Personal information
- Nationality: British (Northern Irish)
- Born: c.1965

Sport
- Sport: Badminton
- Club: Holy Trinity BC Alpha BC, Lisburn

Medal record
Representing Northern Ireland
Irish Nationals
| Gold medal – first place | 1989–90, 1995 | wommen's doubles |
| Gold medal – first place | 1986, 1993–96 | mixed doubles |

= Ann Stephens (badminton) =

Northern Irish international badminton player

Ann Stephens née Ann Crossan (born c.1965), is a former international badminton player from Northern Ireland who competed at four Commonwealth Games and was an eight-time champion of Ireland.

== Biography ==
Born Ann Crossan, she won the Ulster U15 doubles title at the beginning of 1977. Her sister Lorraine Crossan was also a talented badminton player.

In 1979 she was paying for Holy Trinity Badminton Club and was the Irish U18 doubles champion. Later in 1980 she switched to play for the Alpha Badminton Club in Lisburn, joining her sister Lorraine at the club.

Crossan represented the Northern Irish team at the 1982 Commonwealth Games in Brisbane, Australia, where she competed in the four events.

Crossan partnered George Stephens in mixed doubles and the pair married in June 1985 at the Ballysillan Presbyterian Church in Belfast. Ann would play under her married name thereafter. Other doubles partners included Bruce Topping, Rikki Keag and Peter Ferguson in mixed doubles and Linda Andrews in women's doubles.

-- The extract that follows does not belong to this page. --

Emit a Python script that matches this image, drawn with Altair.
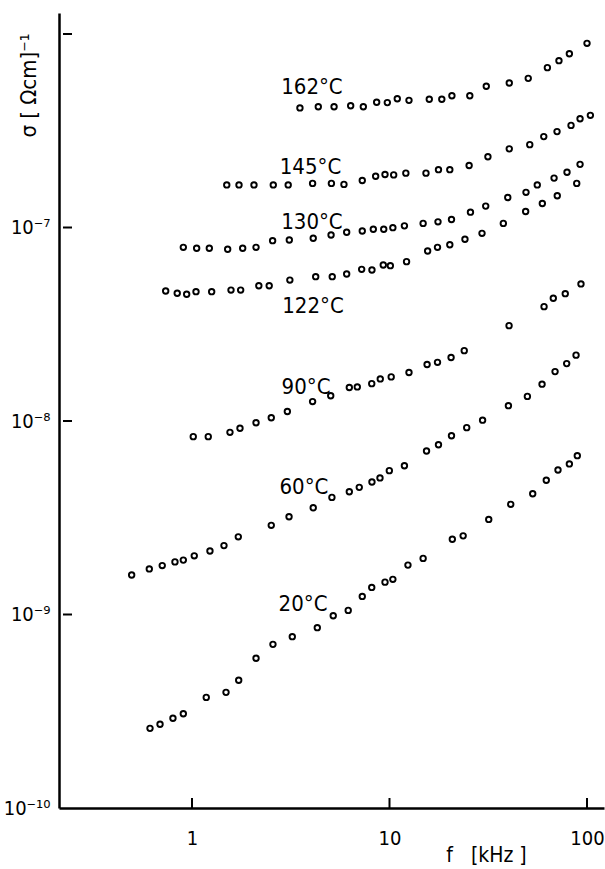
import altair as alt
import pandas as pd

FONT = "DejaVu Sans Condensed, Liberation Sans Narrow, sans-serif"

# frequency f [kHz] and conductivity sigma [(Ohm cm)^-1] for each temperature
f_162 = [3.52, 4.36, 5.24, 6.36, 7.37, 8.61, 9.75, 10.95, 12.55, 15.9, 18.4, 20.7,
         25.5, 30.9, 40.4, 50.4, 63.0, 72.1, 81.4, 100]
s_162 = [4.15e-7, 4.21e-7, 4.21e-7, 4.26e-7, 4.21e-7, 4.44e-7, 4.42e-7, 4.63e-7,
         4.54e-7, 4.60e-7, 4.60e-7, 4.80e-7, 4.80e-7, 5.37e-7, 5.58e-7, 5.90e-7,
         6.70e-7, 7.28e-7, 7.91e-7, 8.95e-7]

f_145 = [1.50, 1.73, 2.06, 2.58, 3.07, 4.08, 5.08, 5.88, 7.28, 8.51, 9.49, 10.5,
         12.1, 15.3, 17.7, 20.2, 25.3, 31.5, 40.4, 51.3, 60.4, 70.5, 83.0, 92.2, 104]
s_145 = [1.66e-7, 1.66e-7, 1.66e-7, 1.66e-7, 1.66e-7, 1.69e-7, 1.69e-7, 1.67e-7,
         1.75e-7, 1.84e-7, 1.88e-7, 1.87e-7, 1.91e-7, 1.91e-7, 1.99e-7, 1.99e-7,
         2.09e-7, 2.32e-7, 2.55e-7, 2.68e-7, 2.95e-7, 3.13e-7, 3.37e-7, 3.65e-7,
         3.80e-7]

f_130 = [0.904, 1.056, 1.224, 1.516, 1.806, 2.11, 2.56, 3.11, 4.11, 5.06, 6.07,
         7.28, 8.28, 9.35, 10.4, 11.9, 14.8, 17.6, 20.6, 25.7, 30.7, 39.7, 49.1,
         56.0, 68.1, 79.2, 92.2]
s_130 = [7.90e-8, 7.81e-8, 7.81e-8, 7.72e-8, 7.81e-8, 7.90e-8, 8.55e-8, 8.62e-8,
         8.80e-8, 9.15e-8, 9.45e-8, 9.59e-8, 9.79e-8, 9.79e-8, 9.98e-8, 1.02e-7,
         1.05e-7, 1.07e-7, 1.10e-7, 1.20e-7, 1.29e-7, 1.43e-7, 1.52e-7, 1.66e-7,
         1.80e-7, 1.93e-7, 2.12e-7]

f_122 = [0.736, 0.842, 0.940, 1.048, 1.258, 1.576, 1.764, 2.18, 2.46, 3.13, 4.23,
         5.13, 6.07, 7.23, 8.15, 9.30, 10.1, 12.2, 15.6, 17.5, 20.2, 24.1, 29.4,
         37.7, 48.9, 59.4, 70.7, 88.7]
s_122 = [4.70e-8, 4.57e-8, 4.52e-8, 4.66e-8, 4.66e-8, 4.75e-8, 4.75e-8, 5.00e-8,
         5.00e-8, 5.35e-8, 5.57e-8, 5.57e-8, 5.75e-8, 6.08e-8, 6.03e-8, 6.40e-8,
         6.35e-8, 6.66e-8, 7.56e-8, 7.90e-8, 8.15e-8, 8.69e-8, 9.33e-8, 1.05e-7,
         1.21e-7, 1.33e-7, 1.46e-7, 1.69e-7]

f_90 = [1.015, 1.209, 1.557, 1.750, 2.11, 2.52, 3.04, 4.08, 5.04, 6.26, 6.87, 8.13,
        8.98, 10.2, 12.55, 15.5, 17.5, 20.5, 23.9, 40.3, 60.6, 67.5, 77.6, 93.2]
s_90 = [8.30e-9, 8.30e-9, 8.74e-9, 9.17e-9, 9.80e-9, 1.04e-8, 1.12e-8, 1.26e-8,
        1.35e-8, 1.49e-8, 1.50e-8, 1.56e-8, 1.65e-8, 1.69e-8, 1.78e-8, 1.96e-8,
        2.01e-8, 2.13e-8, 2.31e-8, 3.11e-8, 3.90e-8, 4.31e-8, 4.55e-8, 5.11e-8]

f_60 = [0.495, 0.608, 0.707, 0.820, 0.904, 1.027, 1.233, 1.452, 1.716, 2.52, 3.10,
        4.11, 5.11, 6.26, 7.03, 8.15, 8.95, 9.98, 11.9, 15.4, 17.7, 20.6, 24.6,
        29.6, 40.0, 49.9, 59.2, 68.9, 78.9, 88.0]
s_60 = [1.60e-9, 1.72e-9, 1.79e-9, 1.87e-9, 1.91e-9, 2.01e-9, 2.13e-9, 2.27e-9,
        2.52e-9, 2.89e-9, 3.20e-9, 3.56e-9, 4.03e-9, 4.31e-9, 4.54e-9, 4.84e-9,
        5.08e-9, 5.54e-9, 5.87e-9, 7.00e-9, 7.54e-9, 8.39e-9, 9.24e-9, 1.01e-8,
        1.20e-8, 1.34e-8, 1.55e-8, 1.80e-8, 1.98e-8, 2.19e-8]

f_20 = [0.613, 0.689, 0.801, 0.904, 1.181, 1.487, 1.724, 2.11, 2.57, 3.22, 4.31,
        5.19, 6.18, 7.28, 8.13, 9.49, 10.4, 12.4, 14.8, 20.8, 23.6, 31.8, 41.1,
        53.1, 62.2, 71.3, 81.4, 89.3]
s_20 = [2.58e-10, 2.71e-10, 2.91e-10, 3.07e-10, 3.73e-10, 3.96e-10, 4.57e-10,
        5.94e-10, 7.01e-10, 7.68e-10, 8.55e-10, 9.86e-10, 1.05e-9, 1.24e-9,
        1.38e-9, 1.47e-9, 1.52e-9, 1.80e-9, 1.95e-9, 2.45e-9, 2.55e-9, 3.10e-9,
        3.71e-9, 4.21e-9, 4.94e-9, 5.58e-9, 6.00e-9, 6.62e-9]

# curve labels and where they sit
label_text = ["162°C", "145°C", "130°C", "122°C", "90°C", "60°C", "20°C"]
label_f = [4.05, 3.98, 4.05, 4.10, 3.78, 3.69, 3.65]
label_s = [5.35e-7, 2.05e-7, 1.068e-7, 3.93e-8, 1.50e-8, 4.56e-9, 1.13e-9]

# axis ticks
x_ticks = [1, 10, 100]
y_ticks = [1e-10, 1e-9, 1e-8, 1e-7, 1e-6]

series = [
    ("162°C", f_162, s_162), ("145°C", f_145, s_145), ("130°C", f_130, s_130),
    ("122°C", f_122, s_122), ("90°C", f_90, s_90), ("60°C", f_60, s_60),
    ("20°C", f_20, s_20),
]
rows = []
for name, fs, ss in series:
    for fv, sv in zip(fs, ss):
        rows.append({"T": name, "f": fv, "s": sv})
points_df = pd.DataFrame(rows)
labels_df = pd.DataFrame({"text": label_text, "f": label_f, "s": label_s})
xt_df = pd.DataFrame({"f": x_ticks})
yt_df = pd.DataFrame({"s": [v for v in y_ticks if v > 1e-10]})

W, H = 545, 795
xscale = alt.Scale(type="log", domain=[0.2122, 121.9], nice=False)
yscale = alt.Scale(type="log", domain=[1e-10, 1.284e-6], nice=False)

y_label_expr = (
    "round(log(datum.value)/LN10) == -10 ? '10⁻¹⁰' : "
    "round(log(datum.value)/LN10) == -9 ? '10⁻⁹' : "
    "round(log(datum.value)/LN10) == -8 ? '10⁻⁸' : "
    "round(log(datum.value)/LN10) == -7 ? '10⁻⁷' : ''"
)

x_axis = alt.Axis(
    values=x_ticks, title="f\u00a0\u00a0\u00a0[kHz\u00a0]", grid=False,
    ticks=False, tickSize=0,
    domainColor="black", domainWidth=2.5, labelFont=FONT, labelFontSize=20,
    labelColor="black", labelPadding=20, labelBaseline="top",
    labelFlush=False, format="~g",
    titleFont=FONT, titleFontSize=21, titleFontWeight="normal",
    titleColor="black", titleX=427, titleY=47, titleBaseline="middle",
    titleAlign="center")
y_axis = alt.Axis(
    values=y_ticks, title="σ [ Ωcm]⁻¹", grid=False, ticks=False, tickSize=0,
    domainColor="black", domainWidth=2.5, labelFont=FONT, labelFontSize=20,
    labelColor="black", labelPadding=9, labelExpr=y_label_expr,
    labelFlush=False,
    titleFont=FONT, titleFontSize=22, titleFontWeight="normal",
    titleColor="black", titleAngle=270, titleX=-31, titleY=72,
    titleAlign="center", titleBaseline="middle")

points = alt.Chart(points_df).mark_point(
    shape="circle", filled=False, size=30, strokeWidth=1.9, color="black", opacity=1
).encode(
    x=alt.X("f:Q", scale=xscale, axis=x_axis),
    y=alt.Y("s:Q", scale=yscale, axis=y_axis),
)

labels = alt.Chart(labels_df).mark_text(
    font=FONT, fontSize=22, align="center", baseline="middle", color="black"
).encode(
    x=alt.X("f:Q", scale=xscale, axis=x_axis),
    y=alt.Y("s:Q", scale=yscale, axis=y_axis),
    text="text:N",
)

x_tick_marks = alt.Chart(xt_df).mark_rule(color="black", strokeWidth=2).encode(
    x=alt.X("f:Q", scale=xscale, axis=x_axis),
    y=alt.value(H),
    y2=alt.value(H - 10),
)

y_tick_marks = alt.Chart(yt_df).mark_rule(color="black", strokeWidth=2).encode(
    y=alt.Y("s:Q", scale=yscale, axis=y_axis),
    x=alt.value(4),
    x2=alt.value(13),
)

chart = alt.layer(points, labels, x_tick_marks, y_tick_marks).properties(
    width=W,
    height=H,
    padding={"left": 59, "top": 13, "right": 1, "bottom": 61},
    autosize=alt.AutoSizeParams(type="none"),
    background="white",
).configure_view(stroke=None)

chart.save("out.html", embed_options={"renderer": "svg", "actions": False})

Stephens went to a second Commonwealth Games after being selected for the 1986 Northern Irish team at the 1986 Commonwealth Games in Edinburgh, Scotland, where she competed in the three events. She then went to a third Commonwealth Games after being selected for the 1990 Northern Irish team at the 1990 Commonwealth Games in Auckland, New Zealand. Stephens represented Northern Ireland at the Commonwelath Games for a fourth time in 1994.

She was an eight-times Irish champion at the Irish National Badminton Championships, winning three women's doubles and five mixed doubles titles.